Just as Eliot presents people as isolated from God, they are isolated from other people, and likewise in Yeats he presents people as unable to truly know one another. Both 'The Mask' and 'The love song of J Alfred Prufrock' explore the inablity of people to understand one another, and find out what they are feeling or thinking. For Prufrock, his inability to understand the woman he loves is his purgatory, as he constantly frets 'Do I dare? and Do I dare?', with the repititon representing the frenzy of his thoughts and reiterating his isolation from her thoughts and feelings. Prufrock craves companionship yet does not fell he is capable of or deserves it, saying that he does 'not think [the mermaids] will sing to [him]'. The word 'mermaids' is reminiscent of sirens that used to lure men to their deaths, and perhaps Prufrock feels as though he would not worth their wooing,and this self hatred leaves his helpless and indecisive. His 'bald spot' and 'thin' 'arms and legs' are as much of a mask to his inner self as the 'mask of burning gold' is in 'The Mask'. However Yeats, unlike Eliot, seems to suggest that a 'mask' is able to provoke lust, as the word 'burning' connotes lust and passion' and 'gold' makes it seem precious, and worth keeping on.

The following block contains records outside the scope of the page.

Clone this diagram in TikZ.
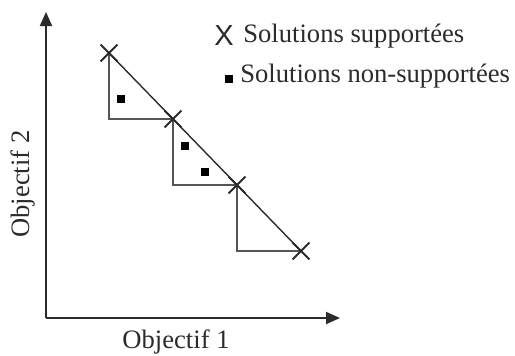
\documentclass[tikz,border=0pt]{standalone}
\usepackage{fontspec}
\setmainfont{Liberation Serif}
\newfontfamily\legsans{Liberation Sans}
\usetikzlibrary{arrows.meta, positioning, shapes.misc}
\definecolor{axisgray}{HTML}{2B2B2B}
\definecolor{stairgray}{HTML}{555555}
\tikzset{
  >=Triangle,
  font=\fontsize{13.3}{16}\selectfont,
  axis/.style={draw=axisgray, line width=1pt, -{Triangle[length=7pt, width=6pt]}},
  stair/.style={draw=stairgray, line width=1pt},
  front/.style={draw=axisgray, line width=0.7pt},
  supp/.style={cross out, draw=axisgray, line width=0.9pt, minimum size=7.5pt, inner sep=0pt},
  nonsupp/.style={fill=black, minimum size=4pt, inner sep=0pt},
  lab/.style={text=axisgray, inner sep=0pt}
}
\begin{document}
\begin{tikzpicture}[x=0.5pt, y=-0.5pt]
  \useasboundingbox (0,0) rectangle (515,355);
  % axes
  \coordinate (o) at (46,318);
  \coordinate (ytip) at (46,12);
  \coordinate (xtip) at (340,318);
  \draw[axis] (o) -- (ytip);
  \draw[axis] (o) -- (xtip);
  \node[lab] (xlab) at (176,342) {Objectif 1};
  \node[lab, rotate=90] (ylab) at (23,184) {Objectif 2};
  % supported solutions
  \coordinate (s1) at (109,53);
  \coordinate (s2) at (173,119);
  \coordinate (s3) at (237,185);
  \coordinate (s4) at (301,251);
  \draw[stair] (s1) -- (s1 |- s2) -- (s2) -- (s2 |- s3) -- (s3) -- (s3 |- s4) -- (s4);
  \draw[front] (s1) -- (s4);
  \foreach \p in {s1,s2,s3,s4}
    \node[supp] at (\p) {};
  % non-supported solutions
  \node[nonsupp] (n1) at (121,99) {};
  \node[nonsupp] (n2) at (185,146) {};
  \node[nonsupp] (n3) at (205,172) {};
  % legend
  \node[lab, font=\legsans\fontsize{14.5}{16}\selectfont] (kx) at (224,36) {X};
  \node[lab, anchor=west] (kxt) at (243,36) {Solutions supportées};
  \node[nonsupp, minimum size=3.6pt] (ksq) at (229,79) {};
  \node[lab, anchor=west] (ksqt) at (240,76) {Solutions non-supportées};
\end{tikzpicture}
\end{document}
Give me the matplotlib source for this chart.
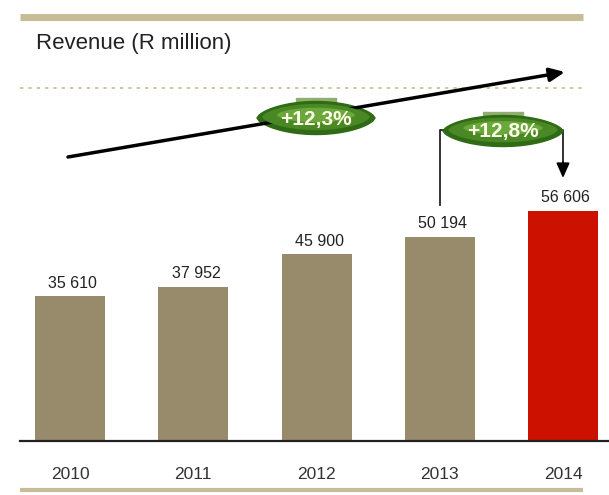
import numpy as np
import matplotlib
matplotlib.use("Agg")
import matplotlib.pyplot as plt
from matplotlib.patches import Polygon, Rectangle

# -------------------------------
# data
# -------------------------------
years = ["2010", "2011", "2012", "2013", "2014"]
revenue = [35610, 37952, 45900, 50194, 56606]
value_labels = ["35 610", "37 952", "45 900", "50 194", "56 606"]
cagr_label = "+12,3%"
yoy_label = "+12,8%"

bar_colors = ["#978b6c"] * 4 + ["#cc1100"]
beige = "#c7bc95"

plt.rcParams["font.family"] = ["Liberation Sans", "DejaVu Sans"]

W, H = 609, 495
fig = plt.figure(figsize=(W / 100, H / 100), dpi=100)

# -------------------------------
# bars
# -------------------------------
ax = fig.add_axes([20 / W, (H - 441) / H, (W - 20) / W, 244 / H])
x = list(range(len(years)))
ax.bar(x, revenue, width=0.568, color=bar_colors)
ax.set_xlim(-0.4057, 4.373)
ax.set_ylim(0, 60000)
for xi, v, lab in zip(x, revenue, value_labels):
    ax.annotate(lab, (xi, v), xytext=(2, 4), textcoords="offset points",
                ha="center", va="bottom", fontsize=11.5, color="#222222")
for s in ["top", "right", "left"]:
    ax.spines[s].set_visible(False)
ax.spines["bottom"].set_linewidth(1.6)
ax.spines["bottom"].set_color("#222222")
ax.set_yticks([])
ax.set_xticks(x)
ax.set_xticklabels(years, fontsize=12.5, color="#333333")
ax.tick_params(axis="x", length=0, pad=19)
ax.patch.set_alpha(0)

# -------------------------------
# overlay for decorations (pixel coordinates)
# -------------------------------
ov = fig.add_axes([0, 0, 1, 1], zorder=5)
ov.set_xlim(0, W)
ov.set_ylim(H, 0)
ov.axis("off")
ov.patch.set_alpha(0)

ov.plot([20, 583], [17, 17], color=beige, lw=5, solid_capstyle="butt")
ov.plot([20, 583], [490, 490], color=beige, lw=3, solid_capstyle="butt")
ov.plot([20, 583], [88, 88], color=beige, lw=1.2, ls=(0, (2, 3)))
ov.text(36, 43, "Revenue (R million)", fontsize=16, color="#222222",
        va="center", ha="left")

# trend arrow
ov.annotate("", xy=(565, 72), xytext=(68, 157),
            arrowprops=dict(arrowstyle="-|>,head_length=0.9,head_width=0.4",
                            color="black", lw=2.5, shrinkA=0, shrinkB=0))

# bracket 2013 -> 2014
ov.plot([440, 440, 563, 563], [205, 130, 130, 165], color="#222222", lw=1.3)
ov.annotate("", xy=(563, 178), xytext=(563, 162),
            arrowprops=dict(arrowstyle="-|>,head_length=0.9,head_width=0.4",
                            color="black", lw=1.3, shrinkA=0, shrinkB=0))


def lens(cx, cy, w, h, color, z):
    t = np.linspace(-1, 1, 60)
    top = h / 2 * (1 - t ** 2) ** 0.65
    xs = np.concatenate([cx + t * w / 2, cx - t * w / 2])
    ys = np.concatenate([cy - top, cy + top[::-1]])
    ov.add_patch(Polygon(np.column_stack([xs, ys]), closed=True, color=color, zorder=z))


def pill(cx, cy, w, h, label):
    ov.add_patch(Rectangle((cx - 0.17 * w, cy - h / 2 - 4), 0.34 * w, 7,
                           color="#8fae6f", zorder=1))
    lens(cx, cy, w, h, "#2f6b14", 2)
    lens(cx, cy - 1, w * 0.9, h * 0.75, "#4a8826", 3)
    lens(cx, cy - 3, w * 0.65, h * 0.4, "#6aa83c", 3)
    ov.text(cx, cy + 1, label, color="#fffbe8", fontsize=15, fontweight="bold",
            ha="center", va="center", zorder=4)


pill(316, 118, 118, 33, cagr_label)
pill(503, 131, 120, 31, yoy_label)

fig.savefig("out.png", dpi=100)
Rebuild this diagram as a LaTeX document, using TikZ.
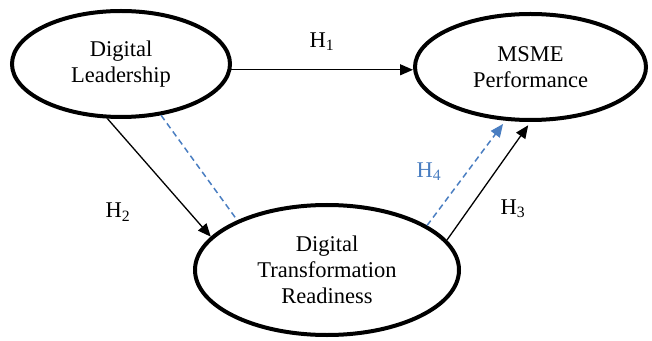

Both poets agree on the outer self being  brarrier to the inner self and true love however, as the questioner in 'The Mask' grows more dismayed as they are unable to discover whether 'love or deceit' lies behind the mask, just as Prufrock is isolated from his love's true feelings.

Eliot presents individuals isolation as a result of an oppressive society, as both the little soul in Animula and Prufrock are held back by society's expectations. The little soul becomes increasingly baffled by 'the imperatives of 'is and seems' which Eliot uses to connect societal rules to oppression. The way the little soul 'curl[s] up'likens it to a small child or animal, frightened of the world around it and turning in on itself. the fact that there are no other characters in the poem could serve to emphasise the little soul's isolation or alternatively to create a feeling of everyone else being united in their oppression of it. Similarly in Prufrock, he feels trapped by polite society's never ending rules, and has grown tired of 'the eyes that fix you in a formulated phrase', trying to manipulate and keep him in line. his fear of what 'they will say' keeps him in isolation, unable to express his feelings, with the anonymous 'they' keeping him in fear, in the end he has to take his love away from polite society into 'half deserted streets' in order to try to confess his love. In both these poems Eliot seems to express the loneliness that comes from following society's rules, and how it drives people into themselves and separates them from others.

Both Eliot and Yeats portray isolation as springing from a yearning for the past. For both the little soul and Marie in 'The burial of the dead' it is the past that holds the key to their happiness, and Eliot uses nature and water imagery from Marie's past like the 'Starnbergersee', 'rain' and 'sunlight' to present her past as fertile and full of life. In fact, Marie's memories are one of the few images of fertility in 'The wasteland', reflecting the happiness she felt at that time, just as the little soul's early years are full of the light of 'sunlit pattern[s]', the 'brilliance of the christmas tree'. These images of beauty juxtapose with their present experiences, with the little soul 'fearing the warm reality' and  Marie 'read[ing] much of the night and go[ing] south in the winter'. In Yeat's 'The Lake Isle Of Innisfree' a similar feeling of being isolated from reality is explored, as the fantasy island of Innisfree seems too beautiful to be true, with Yeats sharing Eliot's technique of using nature (such as the 'purple glow' and 'beeloud glade') to insinuate joy and peace. The fact the narrator can 'hear lake water lapping' 'night and day' could connote that it is an imaginary place he has created in his mind, or that he lives in his memories of it and they absorb him. either way, Yeats seem to portray a happy past as a source of isolation in the future, as the narrator, just like Marie, seems to prefer the past to engaging with the present.

In conclusion Eliot and Yeats both explore isolation from others and the present and it's detrimental effects upon the individual, with Eliot suggesting that the original source of isolation is a lack of relationship with God.